Find the following lines inside config:

# Host name of the server that hosts CalDAV.
Hostname = some.hostname.com

# Path to the CalDAV calendar on the host specified above.
Path = /path/to/calendar/on/the/server/

Replace the host name with cloud.disroot.org and the path with remote.php/dav/calendars/username/calendar-id/. You can find out what the exact path is by logging into your Nextcloud account, opening the calendar app, and, on the left sidebar, clicking on the three dots next to the calendar name and then "Link". Now, you should be able to see and copy a hyperlink that looks like https://cloud.disroot.org/remote.php/dav/calendars/username/calendar-id/.

Screenshot of the popup menu that appears after clicking on the three dots

Inside config, there's also the following line:

DryRun = Yes

This is for safety measures so that you can test your configuration before actually syncing your calendar. Let's leave it as it is for now; we'll return to it soon.

Now, find the following lines:

#[Auth]
#Username = user
#Password = pass

Uncomment the first two lines (including the header [Auth]), i.e. remove the # sign from the beginning of each line, and replace "user" with your actual username.

Multiple ways of handling your password

One way of providing your password is uncomment the line for the password and replacing "pass" with your password in the config file. Although this is convenient as you only need to do it once, anyone who has access to your home folder can normally see what your password is.

For this reason, the official documentation mentions using a password manager together with the CALCURSE_CALDAV_PASSWORD variable each time you start the synchronization process as an alternative. In the case of pass, this would be something like:

CALCURSE_CALDAV_PASSWORD=$(pass show disroot) calcurse-caldav

If you use KeepassXC, you would do the same with the command below:

CALCURSE_CALDAV_PASSWORD=$(keepassxc-cli show mydatabase.kdbx Disroot -k supersecretkeyfile.png -a Password) calcurse-caldav

Testing your configuration

For syncing for the first time, you need to issue the command calcurse-caldav together with one of the following arguments:

--init=keep-remote # Remove all local calcurse items and import remote objects
--init=keep-local  # Remove all remote objects and push local calcurse items
--init=two-way     # Copy local objects to the CalDAV server and vice versa

In other words, if, for instance, you want to import your calendar from Nextcloud to calcurse without making any changes on Nextcloud for the first time, use calcurse-caldav --init=keep-remote.
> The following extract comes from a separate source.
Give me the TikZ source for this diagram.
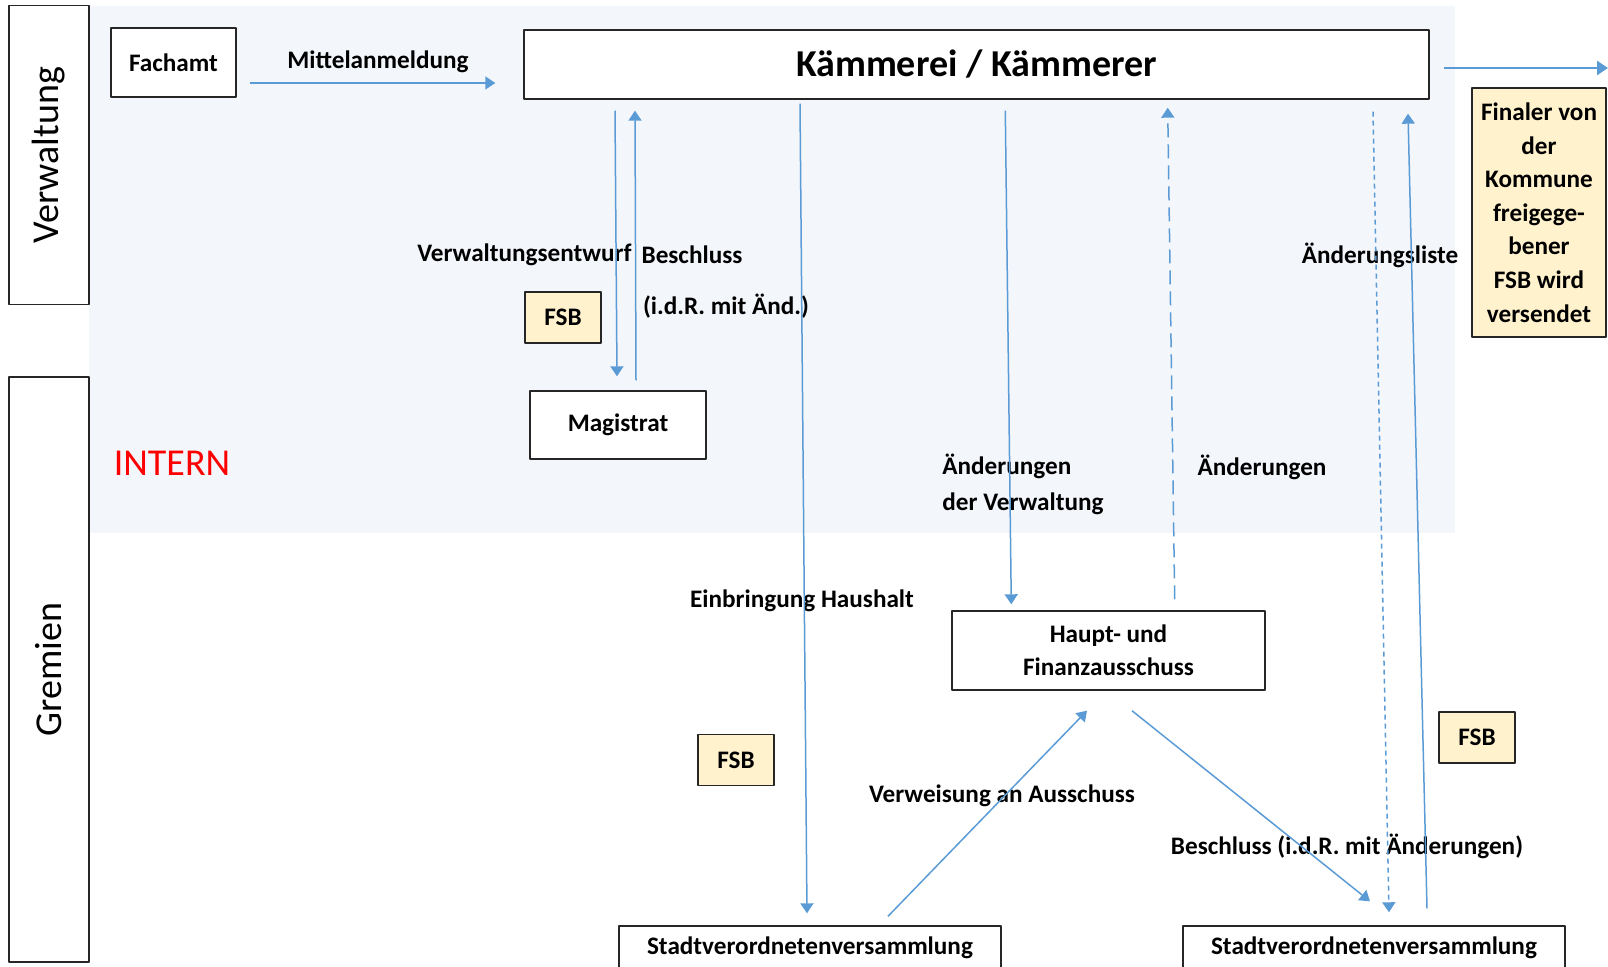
\documentclass[tikz,border=0pt]{standalone}
\usepackage{fontspec}
\setmainfont{Carlito}
\usetikzlibrary{arrows.meta,calc}
\definecolor{flowblue}{RGB}{91,155,213}
\definecolor{lanebg}{RGB}{243,246,251}
\definecolor{fsbyellow}{RGB}{255,242,204}
\definecolor{boxline}{RGB}{38,38,38}
\newcommand\labfont{\fontsize{12.6}{17}\selectfont\bfseries}
\newcommand\bigfont{\fontsize{19}{23}\selectfont}
\tikzset{
  box/.style={draw=boxline, line width=0.7pt, fill=white, inner sep=0pt, align=center, font=\labfont},
  fsb/.style={box, fill=fsbyellow, minimum width=38pt, minimum height=25.5pt},
  lane/.style={draw=boxline, line width=0.7pt, inner sep=0pt, rotate=90, minimum height=40pt, font=\bigfont},
  lbl/.style={inner sep=0pt, font=\labfont},
  flow/.style={draw=flowblue, line width=0.75pt, -{Triangle[width=6.5pt,length=5pt]}},
}
\begin{document}
\begin{tikzpicture}[x=0.5pt,y=-0.5pt, line join=round]
  \clip (0,0) rectangle (1608,967);
  \fill[lanebg] (89,6) rectangle (1455,533);
  % Bereiche
  \node[lane, minimum width=149.5pt] (verw) at (49,155) {Verwaltung};
  \node[lane, minimum width=292.5pt] (grem) at (49,669.5) {Gremien};
  \node[inner sep=0pt, font=\bigfont, text=red] (intern) at (172,463) {INTERN};
  % Stellen
  \node[box, minimum width=62.5pt, minimum height=34.5pt] (fachamt) at (173.5,62.5) {Fachamt};
  \node[box, minimum width=452.5pt, minimum height=34.5pt, font=\fontsize{19}{23}\selectfont\bfseries] (kaemmerei) at (976.5,64.5) {Kämmerei / Kämmerer};
  \node[box, fill=fsbyellow, minimum width=67pt, minimum height=124.5pt, font=\fontsize{12.6}{16.8}\selectfont\bfseries] (finaler) at (1539,212.5)
    {Finaler von\\der\\Kommune\\freigege-\\bener\\FSB wird\\versendet};
  \node[box, minimum width=88pt, minimum height=34pt] (magistrat) at (618,425) {Magistrat};
  \node[box, minimum width=156.5pt, minimum height=39.5pt, font=\fontsize{12.6}{16.4}\selectfont\bfseries] (hfa) at (1108.5,650.5) {Haupt- und\\Finanzausschuss};
  \node[box, minimum width=191pt, minimum height=22pt] (svv1) at (810,948) {Stadtverordnetenversammlung};
  \node[box, minimum width=191pt, minimum height=22pt] (svv2) at (1374,948) {Stadtverordnetenversammlung};
  \node[fsb] (fsb1) at (563,317.5) {FSB};
  \node[fsb] (fsb2) at (736,760) {FSB};
  \node[fsb] (fsb3) at (1477,737.5) {FSB};
  % Beschriftungen
  \node[lbl] (mittel) at (378,62) {Mittelanmeldung};
  \node[lbl] (entwurf) at (524.5,255) {Verwaltungsentwurf};
  \node[lbl] (beschl1) at (692,255) {Beschluss};
  \node[lbl] (idr) at (726,306) {(i.d.R. mit Änd.)};
  \node[lbl] (einbr) at (802,601) {Einbringung Haushalt};
  \node[lbl, anchor=west, align=left, font=\fontsize{12.6}{18}\selectfont\bfseries] (aendvw) at (942,484.5) {Änderungen\\der Verwaltung};
  \node[lbl] (aend) at (1262,467) {Änderungen};
  \node[lbl] (liste) at (1380,255) {Änderungsliste};
  \node[lbl] (verweis) at (1002,796) {Verweisung an Ausschuss};
  \node[lbl] (beschl2) at (1347,846) {Beschluss (i.d.R. mit Änderungen)};
  \coordinate (out) at (1608,68);
  % Pfeile
  \draw[flow] ($(fachamt.east)+(13,20.5)$) -- ($(kaemmerei.west)+(-28,18.5)$);
  \draw[flow] ($(magistrat.north |- kaemmerei.south)+(-3,11)$) -- ($(magistrat.north)+(-1,-14)$);
  \draw[flow] ($(magistrat.north)+(18,-10)$) -- ($(magistrat.north |- kaemmerei.south)+(17,11)$);
  \draw[flow] ($(svv1.north |- kaemmerei.south)+(-10,4)$) -- ($(svv1.north)+(-3,-12)$);
  \draw[flow] ($(hfa.north west |- kaemmerei.south)+(54,11)$) -- ($(hfa.north west)+(60,-6)$);
  \draw[flow, dash pattern=on 7pt off 3.5pt] ($(hfa.north east)+(-91,-11)$) -- ($(hfa.north east |- kaemmerei.south)+(-98,8)$);
  \draw[flow] ($(svv1.north)+(78,-9)$) -- ($(hfa.south)+(-21.5,20)$);
  \draw[flow] ($(hfa.south)+(23.5,20)$) -- ($(svv2.north)+(-4,-24)$);
  \draw[flow, dash pattern=on 2.5pt off 2pt] ($(svv2.north |- kaemmerei.south)+(-1,12)$) -- ($(svv2.north)+(15,-13)$);
  \draw[flow] ($(svv2.north)+(53,-17)$) -- ($(svv2.north |- kaemmerei.south)+(34,14)$);
  \draw[flow, line width=1.4pt, -{Triangle[width=7pt,length=5.5pt]}] ($(kaemmerei.east)+(14,3.5)$) -- (out);
\end{tikzpicture}
\end{document}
If there are no error messages, go back to your config file and change the value of DryRun to No, and run the above command again. For any subsequent sync requests, calcurse-caldav (optionally with the CALCURSE_CALDAV_PASSWORD variable, as mentioned earlier) will be enough.

And that's it! If everything went well, you should have synchronization set up between your Nextcloud calendar and calcurse through CalDAV.